Core Sample - Management of Cores and Data

Management of Cores and Data

Although often neglected, core samples always degrade to some degree in the process of cutting the core, handling it, and studying it. Non-destructive techniques are increasingly common (e.g. the use of MRI scanning to characterise grains, pore fluids, pore spaces (porosity) and their interactions (constituting part of permeability) but such expensive subtlety is likely wasted on a core that has been shaken on an unsprung lorry for 300 km of dirt road. What happens to core between the retrieval equipment and the final laboratory (or archive) is an oft-neglected part of record keeping and core management.

Coring has come to be recognized as an important source of data, and more attention and care is being put on preventing damage to the core during various stages of it transportation and analysis. The usual way to do this is to freeze the core complete using liquid nitrogen, which is cheaply sourced. In some case, special polymers are also used to preserve and seat/cushion the core from damage.

Equally, a core sample which cannot be related to its context (where it was before it became a core sample) has lost much of its benefit. The identification of the borehole, and the position and orientation ("way up") of the core in the borehole is critical, even if the borehole is in a tree trunk - dendrochronologists always try to include a bark surface in their samples so that the date of most-recent growth of the tree can be unambiguously determined.

If these data become separated from core samples, it is generally impossible to regain that data. The cost of a coring operation can vary from a few currency units (for a hand-caught core from a soft soil section) to tens of millions of currency units (for sidewall cores from a remote-area offshore borehole many kilometres deep). Inadequate recording of such basic data has ruined the utility of both types of core.

Different disciplines have different local conventions of recording these data, and the user should familiarise themselves with their area's conventions. For example, in the oil industry, orientation of the core is typically recorded by marking the core with two longitudinal colour streaks, with the red one on the right when the core is being retrieved and marked at surface. Cores cut for mineral mining may have their own, different, conventions. Civil engineering or soil studies may have their own, different, conventions as their materials are often not competent enough to make permanent marks on.

It is becoming increasingly common to retain core samples in cylindrical packaging which forms part of the core-cutting equipment, and to make the marks of record on these "inner barrels" in the field prior to further processing and analysis in the laboratory. Sometimes core is shipped form the field to the laboratory in as long a length as it comes out of the ground; other times it is cut into standard lengths (5m or 1m or 3 ft) for shipping, then reassembled in the laboratory. Some of the "inner barrel" systems are capable of being reversed on the core sample, so that in the laboratory the sample goes "wrong way up" when the core is reassembled. This can complicate interpretation.

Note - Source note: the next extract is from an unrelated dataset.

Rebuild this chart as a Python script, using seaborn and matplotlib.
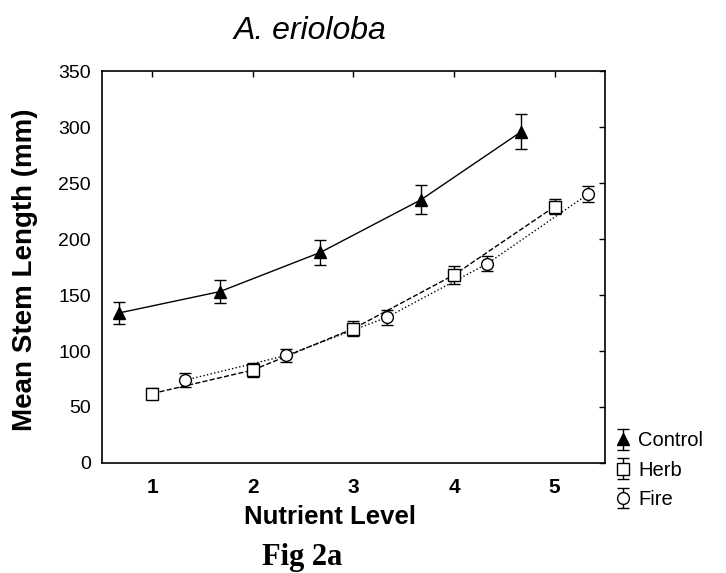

If the borehole has petrophysical measurements made of the wall rocks, and these measurements are repeated along the length of the core then the two data sets correlated, one will almost universally find that the depth "of record" for a particular piece of core differs between the two methods of measurement. Which set of measurements to believe then becomes a matter of policy for the client (in an industrial setting) or of great controversy (in a context without an overriding authority. Recording that there are discrepancies, for whatever reason, retains the possibility of correcting an incorrect decision at a later date ; destroying the "incorrect" depth data makes it impossible to correct a mistake later. Any system for retaining and archiving data and core samples needs to be designed so that dissenting opinion like this can be retained.

If core samples from a campaign are competent, it is common practice to "slab" them - cut the sample into two or more samples longitudinally - quite early in laboratory processing so that one set of samples can be archived early in the analysis sequence as a protection against errors in processing. "Slabbing" the core into a 2/3 and a 1/3 set is common. It is also common for one set to be retained by the main customer while the second set goes to the government (who often impose a condition for such donation as a condition of exploration/ exploitation licensing). "Slabbing" also has the benefit of preparing a flat, smooth surface for examination and testing of profile permeability, which is very much easier to work with than the typically rough, curved surface of core samples when they're fresh from the coring equipment. Photography of raw and "slabbed" core surfaces is routine, often under both natural and ultra-violet light.